Sans Souci has “flopper stoppers” which can be used at anchor to dampen the rolling motion caused by swell. These are large metal plates, which dangle into the water from giant poles that protrude from Sans Souci’s side. They are quite effective and would have given us a better night’s sleep. However, they take half an hour to set up, and half an hour to take back down. We were too tired to put out the flopper stoppers, but certainly would have had we known what the night would be like.
As Roberta and I laid down for the night, I said to her, “Do you think we should just call the other boats and ask if they would like to pull anchor and go?” Our next leg would be 260 nautical miles, requiring a day and a half. I didn’t need to check the weather report to know we would be more comfortable at sea than continuing to lie at anchor rolling like this. Roberta asked if I was serious, and I said I was. After a brief discussion, we decided that everyone was probably sleeping on the other boats, and we shouldn’t bother them.

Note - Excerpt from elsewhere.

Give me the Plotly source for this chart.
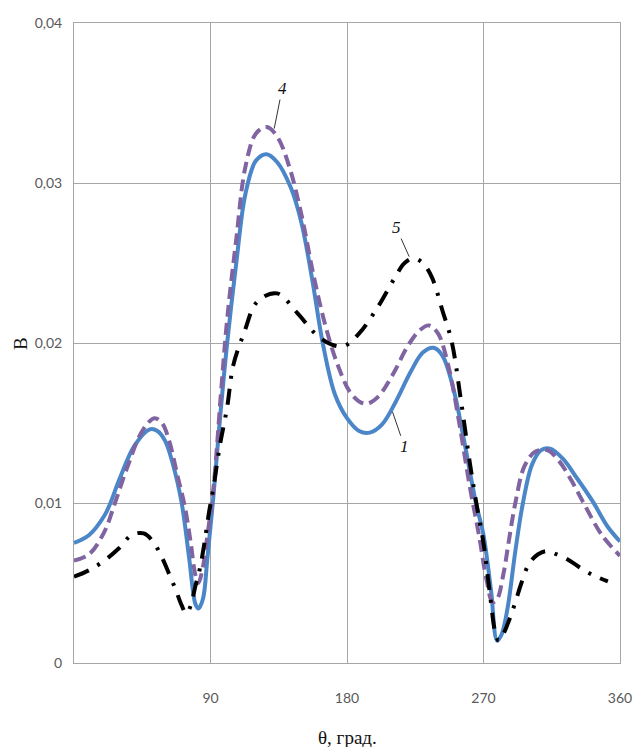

The next morning, as we were pulling anchor, Steven (Seabird) and I were chatting on the radio. Steven mentioned that he hadn’t slept, due to getting beat up by the swell. I said that I almost called him to say “Let’s go.” He said, “You should have. I almost called you to say the same thing.” Later when we spoke with Braun, he mentioned that he almost called the two of us to ask if we’d be willing to pull anchor and go. A miserable night could have been avoided had we spoken to each other. Ouch.
Here’s a photo of the fishing boat I mentioned yesterday, built in 1913, that sank a submarine during WWII.
Also, I mentioned that our boat had been ‘sooted.’ Here’s a close-up showing some of the soot that was dumped on our boat.
That’s it for today. Next stop: Bechevin Bay on Atka Island, where we’ll hike to a B-24 Liberator that crash-landed during WWII.